In August 2021, Airlift secured $85 million in funding — the largest deal in Pakistan’s start-up history. The company, which began as a mass-transit service before shifting to instant grocery delivery, became a symbol of the country’s growing tech ambitions. At its peak, it operated in multiple cities and employed thousands.
But by July 2022, Airlift had shut down. The company cited global economic pressures, a drop in venture capital, and a failed funding round. Its collapse sent shockwaves through Pakistan’s emerging tech ecosystem. It wasn’t alone. Other promising start-ups, including EasyTickets and Foodpanda’s quick-commerce ventures, also faltered as investor interest faded.
Even international players have struggled. Careem, which revolutionized ride-hailing and digital payments in Pakistan, suspended its services in July 2025 after nearly a decade. Soaring inflation, fierce competition from lower-cost rivals, and shrinking investor confidence contributed to its exit.
These high-profile failures point to deeper issues: overhyped ideas, unsustainable business models, and a lack of structural support. According to the Pakistan Start-Up Ecosystem Report 2024, more than 80% of start-ups close within their first three years. Investment fell sharply from nearly $360 million in 2021 to just $70 million in 2023.
Syed Azfar Hussain of Karachi’s National Incubation Centre says many founders build products no one is willing to pay for. “They get attached to their idea and forget to ask whether it solves a real problem,” he explains. Saba Kalsoom of Invest2Innovate adds that shutdowns often result from an inability to raise more funding, misalignment with the market, or founder burnout.
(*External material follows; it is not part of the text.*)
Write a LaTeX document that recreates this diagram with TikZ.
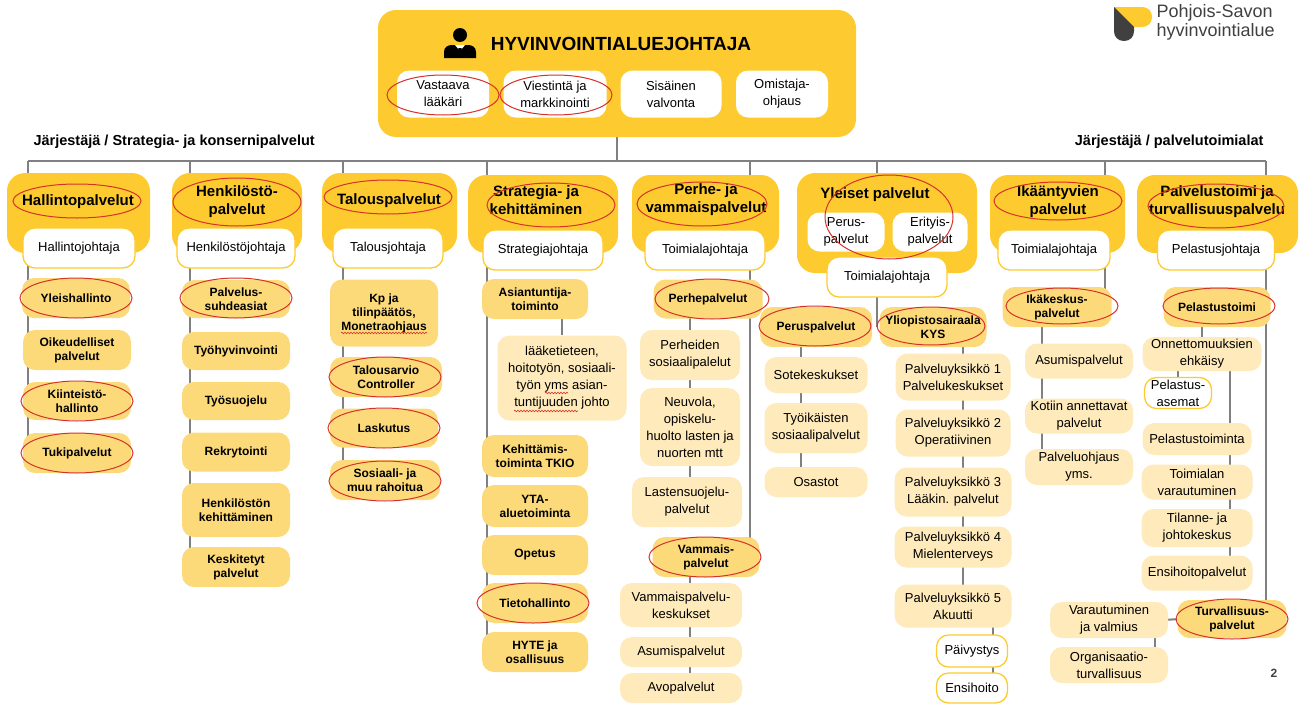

The emotional toll is significant. Shahzad Mahdi, an entrepreneur from Skardu, launched a venture selling pure shilajit—a traditional herbal extract. Despite investing in quality packaging and branding, he struggled to convince customers to pay a premium in a market used to cheaper, diluted versions. He stepped back after a year.
“We were never taught how to fall,” says organizational psychologist Qaiser Abbas. “When a start-up fails, it feels personal.” He encourages founders to see failure as a learning experience, not a final verdict.
Government and private programs have tried to bolster the ecosystem. The Punjab Information Technology Board claims its incubation initiatives have supported over 1,100 start-ups, generating Rs2.9 billion in revenue and creating more than 24,000 jobs. Co-working spaces have also grown, offering affordable workspaces and community support. There are now 449 such spaces across the country.
But survival is far from guaranteed. Muhammad Hasnain, who managed a regional incubation program, estimates that 60–70% of start-ups still fail due to weak ideas, lack of commitment, or delayed funding.
Policy recommendations include simplifying business registration, recognizing modern investment tools, and creating “regulatory sandboxes” where new ideas can be tested safely. Support for founders after failure—such as fellowship programs—is also urged.
Despite the challenges, there are signs of resilience. Najia Rizwan Syed, who runs a co-working space in Karachi, says the culture around failure is slowly changing. Founders who bounce back often stay connected to the ecosystem, remain open to feedback, and are willing to adapt.
The collapse of giants like Airlift and Careem was a blow to Pakistan’s tech aspirations. But the struggle to build a sustainable start-up culture continues—one where failure is seen not as an end, but as a step toward future success.